We hypothesized that students who receive simulator-based teaching would outperform students who receive a standard lecture. We conducted a randomized controlled trial of simulation based-teaching versus traditional instruction among clinical medical students, using pre-post written evaluations (n = 31). After randomization, students received a pre-test followed by either a simulator session or a standard lecture session. The standard group received a traditional power-point lecture while the simulator group received an interactive scenario-based teaching with a computerized human patient simulator.
Within the simulator group, and within the standard group, there was a highly significant improvement from the pre-test to the post-test. But the degree of change from pre-test to post-test was not significantly different between the groups. Simulator group: mean pre-test = 48.6%, mean post-test = 90.7%, p < 0.0001 using the paired t test. Standard group: mean pre-test = 44.1%, mean post-test = 78.2%, p < 0.0001 using the paired t test. Degree of change (pre–post): 42.1% for simulator group, 34.1% for standard group: p = 0.23 using the t test for two independent samples.
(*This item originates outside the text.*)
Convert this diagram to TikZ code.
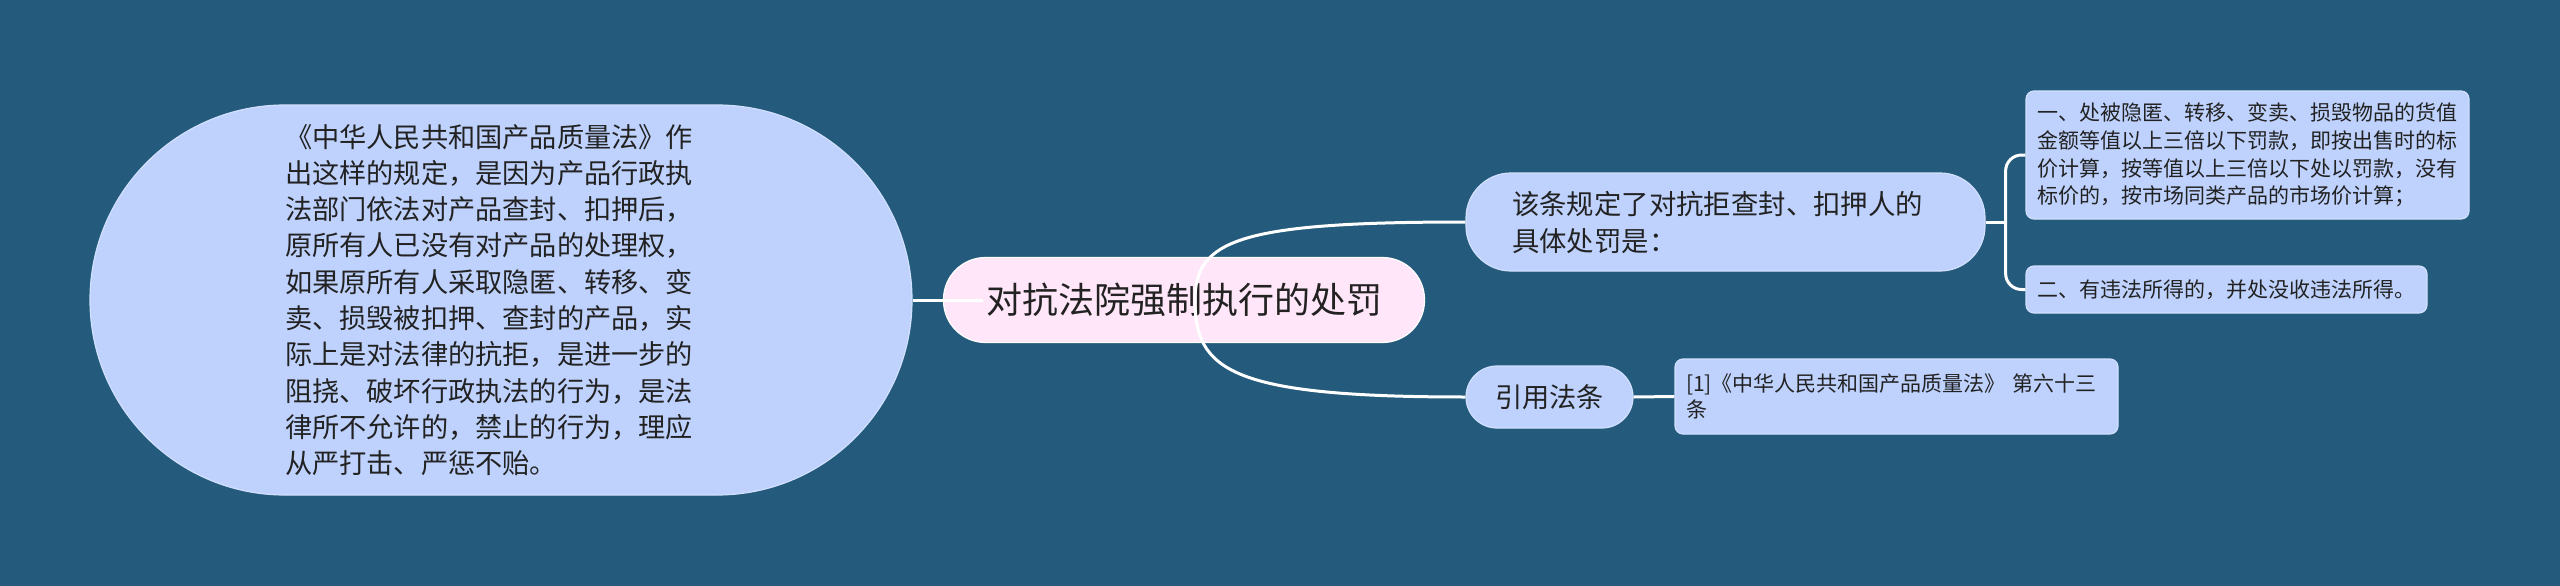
\documentclass[tikz,border=0pt]{standalone}
\usepackage{fontspec}
\setmainfont{Noto Sans CJK SC}
\usepackage{xcolor}
\definecolor{bgblue}{HTML}{245A7B}
\definecolor{nodeblue}{HTML}{BED2FD}
\definecolor{rimblue}{HTML}{D2E0FF}
\definecolor{rootpink}{HTML}{FFE6F8}
\definecolor{inkgray}{HTML}{222222}

\begin{document}
\begin{tikzpicture}[x=1pt,y=-1pt]
  \tikzstyle{every node}=[inner sep=0pt,text=inkgray,align=left]
  \tikzstyle{topic}=[fill=nodeblue,draw=rimblue,line width=1.2pt]
  \tikzstyle{bigtext}=[font=\fontsize{27.2}{36.3}\selectfont]
  \tikzstyle{leaftext}=[font=\fontsize{21}{27.6}\selectfont]
  \tikzstyle{link}=[draw=white,line width=3pt]
  \fill[bgblue] (0,0) rectangle (2560,586);
  \useasboundingbox (0,0) rectangle (2560,586);
  \node[topic,bigtext,minimum width=822pt,minimum height=390pt,rounded corners=195pt,text width=432pt] (detail) at (501,300)
    {《中华人民共和国产品质量法》作\\出这样的规定，是因为产品行政执\\法部门依法对产品查封、扣押后，\\原所有人已没有对产品的处理权，\\如果原所有人采取隐匿、转移、变\\卖、损毁被扣押、查封的产品，实\\际上是对法律的抗拒，是进一步的\\阻挠、破坏行政执法的行为，是法\\律所不允许的，禁止的行为，理应\\从严打击、严惩不贻。};
  \node[topic,fill=rootpink,draw=white,minimum width=481pt,minimum height=85pt,rounded corners=42pt,font=\fontsize{36}{44}\selectfont] (root) at (1184,300) {对抗法院强制执行的处罚};
  \node[topic,font=\fontsize{27.4}{37}\selectfont,minimum width=519pt,minimum height=98pt,rounded corners=45pt,text width=427pt] (b1) at (1725.5,222)
    {该条规定了对抗拒查封、扣押人的\\具体处罚是：};
  \node[topic,bigtext,minimum width=167pt,minimum height=62pt,rounded corners=31pt,align=center] (b2) at (1549.5,397) {引用法条};
  \node[topic,leaftext,minimum width=443pt,minimum height=128pt,rounded corners=8pt,text width=421pt] (l1) at (2247.5,155)
    {一、处被隐匿、转移、变卖、损毁物品的货值\\金额等值以上三倍以下罚款，即按出售时的标\\价计算，按等值以上三倍以下处以罚款，没有\\标价的，按市场同类产品的市场价计算；};
  \node[topic,leaftext,minimum width=401pt,minimum height=47pt,rounded corners=8pt,text width=379pt] (l2) at (2226.5,289.5)
    {二、有违法所得的，并处没收违法所得。};
  \node[topic,leaftext,minimum width=443pt,minimum height=75pt,rounded corners=8pt,text width=421pt,font=\fontsize{21}{25.5}\selectfont] (l3) at (1896.5,396.5)
    {[1]《中华人民共和国产品质量法》 第六十三\\条};
  \draw[link] ([xshift=40pt]root.west) -- (detail.east);
  \draw[link] ([xshift=11pt]root.center) .. controls +(0,-60) and +(-226,0) .. (b1.west);
  \draw[link] ([xshift=11pt]root.center) .. controls +(0,70) and +(-236,0) .. (b2.west);
  \draw[link] (b1.east) -- ++(20,0) coordinate (fork);
  \draw[link,rounded corners=16pt] (fork) |- (l1.west);
  \draw[link,rounded corners=16pt] (fork) |- (l2.west);
  \draw[link] (b2.east) -- (l3.west);
\end{tikzpicture}
\end{document}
The superiority of the simulator-based nonprocedural skills teaching could not be established after a single instructional session. Multi-simulator sessions and/or a larger sample size may be needed to demonstrate if a significant difference exists. Despite the apparent benefits of utilizing the patient simulation, our results are consistent with prior studies in other medical specialties on the comparative effects of technology-enhanced learning.
A single simulator based teaching session is as effective as a conventional lecture in teaching nonprocedural skills in critical care medicine. A potential simulator benefit is longer knowledge retention time. This would require a follow up study.